Kubeflow	End-to-end MLOps pipelines	Scalable workflows, Kubernetes-based ML workloads.
DVC	Data and model version control	Dataset management, integration with Git workflows.
Airflow	Workflow orchestration	Complex pipelines, scheduling ETL and ML workflows.
Seldon Core	Model serving and monitoring	Real-time model inference and deployment.
Weights & Biases	Experiment tracking	Hyperparameter tuning, visualization, collaborative research.
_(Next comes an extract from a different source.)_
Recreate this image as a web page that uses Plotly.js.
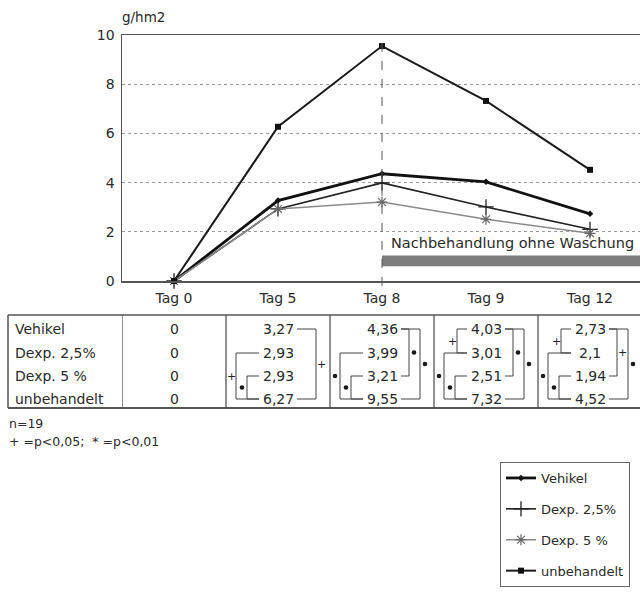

Roadmap for MLOps Implementation

Stage	Description	Expected Outcome
Initial Setup	Establish foundational tools for versioning, collaboration, and CI/CD pipelines.	Improved reproducibility and streamlined collaboration.
Pipeline Automation	Automate end-to-end workflows from data preprocessing to model deployment.	Faster iteration and reduced manual effort.
Monitoring and Feedback	Implement tools for real-time monitoring of models in production.	Early detection of performance issues and concept drift.
Optimization	Scale pipelines and models for large datasets and high availability.	Enhanced scalability and cost-efficiency.

Benefits of MLOps

Efficiency: Automates repetitive tasks, freeing up resources for innovation.
Reproducibility: Ensures consistent results through version control and automated pipelines.
Scalability: Makes it easier to handle increasing data volumes and model complexity.
Collaboration: Bridges the gap between data science and engineering teams.

Conclusion

MLOps is essential for any organization aiming to operationalize machine learning at scale. By implementing best practices and leveraging the right tools, teams can build reliable, scalable, and maintainable AI systems that deliver real business value.